### Exercise task
Leaving out all pictures, copy exactly the lines from the one containing "Rebuild this chart" down to the one containing "const yTicks = [0, 2, 4, 6, 8];", both of them included.

--- start of Records supplied ---

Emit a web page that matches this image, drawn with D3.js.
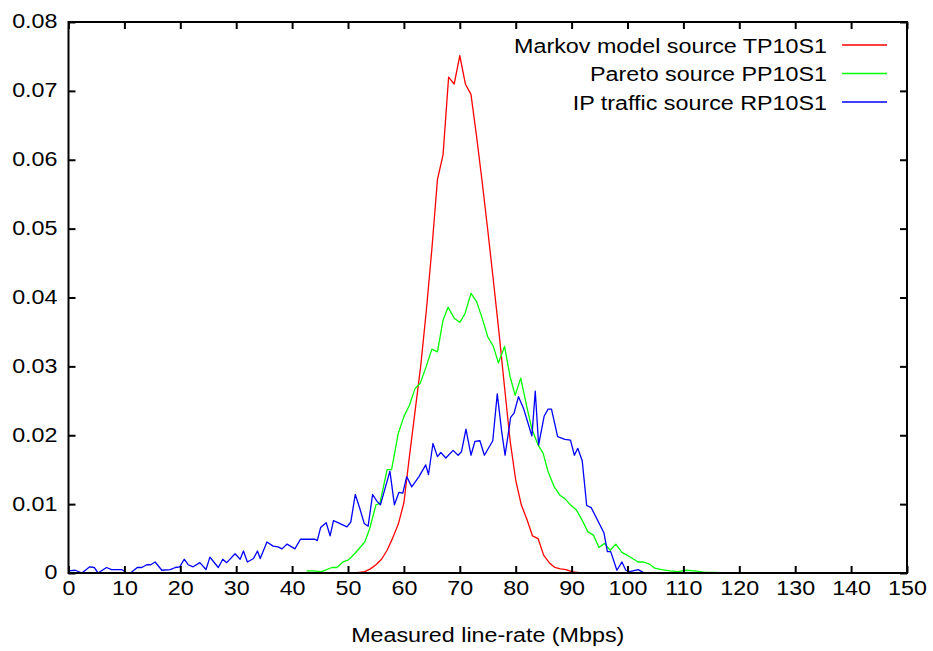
<!DOCTYPE html>
<html>
<head>
<meta charset="utf-8">
<script src="https://cdn.jsdelivr.net/npm/d3@7"></script>
<style>
  body { margin: 0; background: #fff; }
  svg text { font-family: "Liberation Sans", Arial, sans-serif; font-size: 21px; fill: #000; }
</style>
</head>
<body>
<svg id="chart"></svg>
<script>
// values: [line-rate Mbps, probability]
const markov = [
  [0, 0], [51, 0], [52, 0.0001], [53, 0.0002], [54, 0.0006], [55, 0.0012], [56, 0.002],
  [57, 0.0033], [58, 0.0051], [59, 0.0071], [60, 0.0102], [61, 0.017], [62, 0.0235],
  [63, 0.030], [64, 0.038], [65, 0.047], [66, 0.0571], [67, 0.0607], [68, 0.072],
  [69, 0.071], [70, 0.0751], [71, 0.071], [72, 0.0695], [73, 0.0634], [74, 0.0568],
  [75, 0.0498], [76, 0.0425], [77, 0.035], [78, 0.027], [79, 0.0192], [80, 0.0135],
  [81, 0.0099], [82, 0.0078], [83, 0.0054], [84, 0.005], [85, 0.0026], [86, 0.0015],
  [87, 0.0008], [88, 0.0006], [89, 0.0005], [90, 0.0002], [91, 0.0001], [92, 0], [150, 0]
];
const pareto = [
  [42.6, 0.0003], [43.8, 0.0003], [45.3, 0.0002], [47.1, 0.0008], [48, 0.0008],
  [49.1, 0.0016], [50.1, 0.0019], [51.3, 0.0029], [53, 0.0045], [53.9, 0.0065],
  [55, 0.0099], [55.7, 0.0101], [57, 0.015], [57.8, 0.015], [59, 0.0203], [60, 0.0227],
  [61, 0.0244], [62, 0.0268], [62.9, 0.0275], [64, 0.030], [65, 0.0325], [66, 0.0321],
  [67, 0.0367], [67.9, 0.0386], [69, 0.037], [70, 0.0364], [70.9, 0.0376], [72, 0.0406],
  [73, 0.0394], [74, 0.037], [75, 0.0343], [76, 0.0329], [76.9, 0.0305], [78, 0.0329],
  [79, 0.0285], [79.9, 0.0258], [80.9, 0.0283], [82, 0.0241], [82.9, 0.0209],
  [84, 0.0186], [84.9, 0.0174], [85.8, 0.0147], [86.9, 0.0125], [87.9, 0.0113],
  [88.8, 0.0108], [89.8, 0.0099], [90.9, 0.0091], [92, 0.0075], [92.9, 0.006],
  [93.9, 0.0055], [94.9, 0.0037], [95.9, 0.0043], [96.9, 0.0033], [97.9, 0.0042],
  [99, 0.003], [99.9, 0.0026], [100.9, 0.0021], [101.9, 0.0016], [102.8, 0.0016],
  [103.9, 0.0013], [104.9, 0.0007], [106.1, 0.0005], [107.6, 0.0003], [109, 0.0002],
  [110.5, 0.0004], [112, 0.0003], [114, 0.0001], [116, 0.0001]
];
const ipTraffic = [
  [0, 0.0003], [1.2, 0.0004], [2.4, 0], [3.8, 0.0009], [4.6, 0.0008], [5.3, 0],
  [6.8, 0.0008], [7.7, 0.0005], [9.5, 0.0005], [10.3, 0.0001], [11.1, 0],
  [12.3, 0.0008], [13.1, 0.0008], [14, 0.0012], [14.7, 0.0012], [15.5, 0.0016],
  [16.7, 0.0004], [18.2, 0.0005], [19.1, 0.0008], [19.9, 0.0009], [20.7, 0.002],
  [21.4, 0.0012], [22.3, 0.0009], [23.5, 0.0015], [24.6, 0.0005], [25.3, 0.0023],
  [26, 0.0016], [26.8, 0.0008], [27.6, 0.002], [28.3, 0.0015], [29.8, 0.0028],
  [30.7, 0.002], [31.3, 0.0032], [32, 0.0016], [33.1, 0.0021], [33.8, 0.0032],
  [34.3, 0.0021], [35.5, 0.0045], [36.6, 0.0039], [37.5, 0.0038], [38.2, 0.0035],
  [39.1, 0.0042], [40.5, 0.0035], [41.5, 0.0049], [44.1, 0.0049], [44.5, 0.0047],
  [45.1, 0.0066], [46.1, 0.0073], [46.8, 0.0054], [47.4, 0.0076], [48.5, 0.0072],
  [49.8, 0.0067], [50.5, 0.0074], [51.3, 0.0114], [52.1, 0.0094], [52.9, 0.0072],
  [53.6, 0.0068], [54.4, 0.0114], [55.2, 0.0104], [55.8, 0.0099], [57.5, 0.0148],
  [58.3, 0.0099], [59.1, 0.0117], [59.8, 0.0116], [60.5, 0.014], [61.4, 0.0125],
  [62.7, 0.014], [63.9, 0.0157], [64.4, 0.0143], [65.2, 0.0188], [66, 0.0169],
  [66.6, 0.0175], [67.5, 0.0167], [68.8, 0.0178], [69.7, 0.0171], [70.3, 0.0176],
  [71.1, 0.0209], [72, 0.0171], [72.7, 0.0191], [73.6, 0.0192], [74.4, 0.0171],
  [75.9, 0.0192], [76.7, 0.026], [77.5, 0.0205], [78.1, 0.0171], [79.1, 0.0226],
  [79.7, 0.0232], [80.5, 0.0256], [81.4, 0.0239], [82.9, 0.0199], [83.5, 0.0264],
  [84.1, 0.0186], [85.1, 0.0228], [85.8, 0.0238], [86.4, 0.0238], [87.5, 0.0198],
  [88.8, 0.0194], [89.8, 0.0193], [90.5, 0.0171], [91.1, 0.0181], [91.9, 0.0163],
  [92.7, 0.0098], [93.5, 0.0095], [95.8, 0.0058], [96.4, 0.0031], [97, 0.0031],
  [98.1, 0.0004], [99, 0.0016], [99.7, 0.0004], [100.4, 0.0002], [101.9, 0.0005],
  [102.8, 0.0001], [130, 0]
];

const seriesNames = ["Markov model source TP10S1", "Pareto source PP10S1", "IP traffic source RP10S1"];
const seriesColors = ["#ff0000", "#00ff00", "#0000ff"];
const xTicks = [0, 10, 20, 30, 40, 50, 60, 70, 80, 90, 100, 110, 120, 130, 140, 150];
const yTicks = [0, 0.01, 0.02, 0.03, 0.04, 0.05, 0.06, 0.07, 0.08];
const xLabel = "Measured line-rate (Mbps)";

const W = 933, H = 651;
const margin = {top: 22, right: 26, bottom: 78, left: 68.5};
const width = W - margin.left - margin.right;
const height = H - margin.top - margin.bottom;
const sx = 1.11; // text looks horizontally stretched in the original

const svg = d3.select("#chart").attr("width", W).attr("height", H);
const g = svg.append("g").attr("transform", `translate(${margin.left},${margin.top})`);

const x = d3.scaleLinear().domain([0, 150]).range([0, width]);
const y = d3.scaleLinear().domain([0, 0.08]).range([height, 0]);
const fmt = d => d === 0 ? "0" : d.toFixed(2);

// lines, drawn in gnuplot order
const line = d3.line().x(d => x(d[0])).y(d => y(d[1]));
[markov, pareto, ipTraffic].forEach((data, i) => {
  g.append("path")
    .datum(data)
    .attr("fill", "none")
    .attr("stroke", seriesColors[i])
    .attr("stroke-width", 1.3)
    .attr("stroke-linejoin", "round")
    .attr("d", line);
});

// axes with inward ticks on all four sides
function styleAxis(sel) {
  sel.select(".domain").remove();
  sel.selectAll(".tick line").attr("stroke", "#000").attr("stroke-width", 2);
}
const xAxisG = g.append("g").attr("transform", `translate(0,${height})`)
  .call(d3.axisBottom(x).tickValues(xTicks).tickSize(-7).tickPadding(7))
  .call(styleAxis);
xAxisG.selectAll("text").attr("transform", `scale(${sx},1)`).attr("x", 0)
  .style("font-size", "21px");

g.append("g")
  .call(d3.axisTop(x).tickValues(xTicks).tickSize(-7).tickFormat(""))
  .call(styleAxis);

const yAxisG = g.append("g")
  .call(d3.axisLeft(y).tickValues(yTicks).tickSize(-7).tickPadding(11).tickFormat(fmt))
  .call(styleAxis);
yAxisG.selectAll("text").attr("transform", `scale(${sx},1)`).attr("x", -11 / sx)
  .attr("dy", "0.28em").style("font-size", "21px");

g.append("g").attr("transform", `translate(${width},0)`)
  .call(d3.axisRight(y).tickValues(yTicks).tickSize(-7).tickFormat(""))
  .call(styleAxis);

// frame
g.append("rect")
  .attr("width", width).attr("height", height)
  .attr("fill", "none").attr("stroke", "#000").attr("stroke-width", 2);

// axis title
svg.append("text")
  .attr("transform", `translate(${margin.left + width / 2},642) scale(${sx},1)`)
  .attr("text-anchor", "middle")
  .text(xLabel);

// legend
const legend = svg.append("g");
seriesNames.forEach((name, i) => {
  const cy = 45 + i * 28.5;
  legend.append("text")
    .attr("transform", `translate(827,${cy + 7.5}) scale(${sx},1)`)
    .attr("text-anchor", "end")
    .text(name);
  legend.append("line")
    .attr("x1", 842).attr("x2", 887).attr("y1", cy).attr("y2", cy)
    .attr("stroke", seriesColors[i]).attr("stroke-width", 1.3);
});
</script>
</body>
</html>
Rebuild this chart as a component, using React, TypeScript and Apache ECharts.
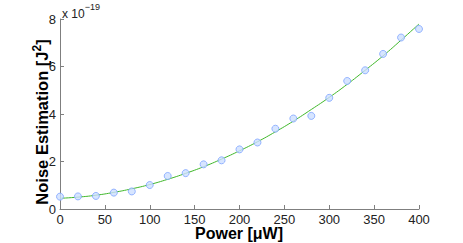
import React, { useEffect, useRef } from "react";
import * as echarts from "echarts";

const powerValues = [0, 20, 40, 60, 80, 100, 120, 140, 160, 180, 200, 220, 240, 260, 280, 300, 320, 340, 360, 380, 400];
const measuredNoise = [0.52, 0.53, 0.55, 0.69, 0.74, 1.01, 1.39, 1.51, 1.88, 2.05, 2.51, 2.8, 3.38, 3.81, 3.92, 4.68, 5.39, 5.84, 6.53, 7.22, 7.58];
const fitNoise = [0.45, 0.5, 0.58, 0.7, 0.85, 1.03, 1.25, 1.5, 1.78, 2.1, 2.45, 2.83, 3.25, 3.7, 4.19, 4.7, 5.25, 5.84, 6.45, 7.11, 7.79];
const xTicks = [0, 50, 100, 150, 200, 250, 300, 350, 400];
const yTicks = [0, 2, 4, 6, 8];

export default function App() {
  const ref = useRef<HTMLDivElement>(null);
  useEffect(() => {
    if (!ref.current) return;
    const chart = echarts.init(ref.current, undefined, { renderer: "svg" });
    const font = "Liberation Sans, Arial, Helvetica, sans-serif";
    chart.setOption({
      animation: false,
      backgroundColor: "#ffffff",
      grid: { left: 60, right: 44, top: 19, bottom: 34 },
      xAxis: {
        type: "value",
        min: xTicks[0],
        max: xTicks[xTicks.length - 1],
        interval: 50,
        axisLine: { show: true, lineStyle: { color: "#7f7f7f", width: 1 } },
        axisTick: { show: true, inside: true, length: 4, lineStyle: { color: "#7f7f7f" } },
        axisLabel: { color: "#222", fontSize: 13, fontFamily: font, margin: 4, lineHeight: 12 },
        splitLine: { show: false },
      },
      yAxis: {
        type: "value",
        min: yTicks[0],
        max: yTicks[yTicks.length - 1],
        interval: 2,
        axisLine: { show: true, lineStyle: { color: "#7f7f7f", width: 1 } },
        axisTick: { show: true, inside: true, length: 4, lineStyle: { color: "#7f7f7f" } },
        axisLabel: { color: "#222", fontSize: 13, fontFamily: font, margin: 4 },
        splitLine: { show: false },
      },
      graphic: [
        {
          type: "text",
          x: 62,
          y: 2,
          style: {
            text: "{a|x 10}{b|−19}",
            fill: "#222",
            fontFamily: font,
            rich: {
              a: { fontSize: 12, fontFamily: font, fill: "#222", padding: [6, 0, 0, 0] },
              b: { fontSize: 9, fontFamily: font, fill: "#222", verticalAlign: "top" },
            },
          },
        },
        {
          type: "text",
          x: 39,
          y: 122,
          rotation: Math.PI / 2,
          style: {
            text: "{a|Noise Estimation [J}{b|2}{a|]}",
            fill: "#000",
            align: "center",
            verticalAlign: "middle",
            fontFamily: font,
            rich: {
              a: { fontSize: 16.5, fontWeight: "bold", fontFamily: font, fill: "#000", padding: [5, 0, 0, 0], lineHeight: 17 },
              b: { fontSize: 12, fontWeight: "bold", fontFamily: font, fill: "#000", verticalAlign: "top" },
            },
          },
        },
        {
          type: "text",
          x: 239,
          y: 233.5,
          style: {
            text: "Power [μW]",
            fill: "#000",
            align: "center",
            verticalAlign: "middle",
            fontSize: 16,
            lineHeight: 14,
            fontWeight: "bold",
            fontFamily: font,
          },
        },
      ],
      series: [
        {
          type: "line",
          data: powerValues.map((p, i) => [p, fitNoise[i]]),
          smooth: true,
          symbol: "none",
          lineStyle: { color: "#3fb82a", width: 1 },
          z: 2,
        },
        {
          type: "scatter",
          data: powerValues.map((p, i) => [p, measuredNoise[i]]),
          symbol: "circle",
          symbolSize: 7,
          itemStyle: { color: "#cddfff", borderColor: "#7ea4ff", borderWidth: 1 },
          z: 3,
        },
      ],
    });
    return () => chart.dispose();
  }, []);
  return <div ref={ref} style={{ width: 463, height: 243, position: "absolute", left: 0, top: 0 }} />;
}
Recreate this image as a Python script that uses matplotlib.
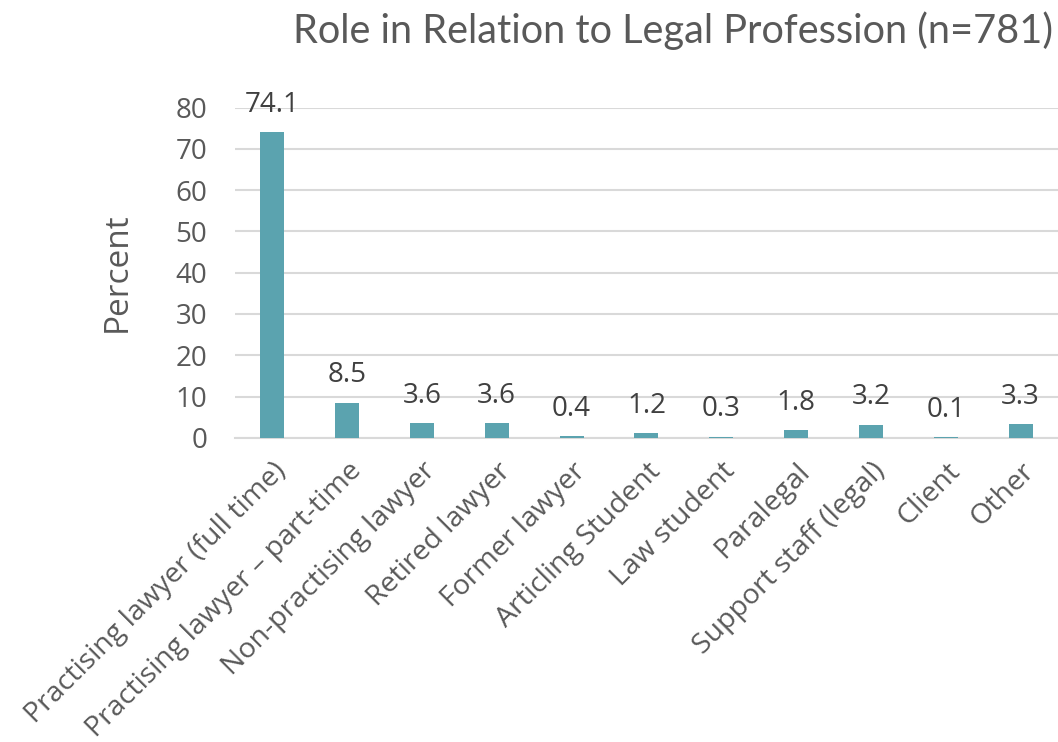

--- end of Records supplied ---

### Response
Rebuild this chart as a component, using React, TypeScript and Apache ECharts.
import React, { useEffect, useRef } from "react";
import * as echarts from "echarts";

const powerValues = [0, 20, 40, 60, 80, 100, 120, 140, 160, 180, 200, 220, 240, 260, 280, 300, 320, 340, 360, 380, 400];
const measuredNoise = [0.52, 0.53, 0.55, 0.69, 0.74, 1.01, 1.39, 1.51, 1.88, 2.05, 2.51, 2.8, 3.38, 3.81, 3.92, 4.68, 5.39, 5.84, 6.53, 7.22, 7.58];
const fitNoise = [0.45, 0.5, 0.58, 0.7, 0.85, 1.03, 1.25, 1.5, 1.78, 2.1, 2.45, 2.83, 3.25, 3.7, 4.19, 4.7, 5.25, 5.84, 6.45, 7.11, 7.79];
const xTicks = [0, 50, 100, 150, 200, 250, 300, 350, 400];
const yTicks = [0, 2, 4, 6, 8];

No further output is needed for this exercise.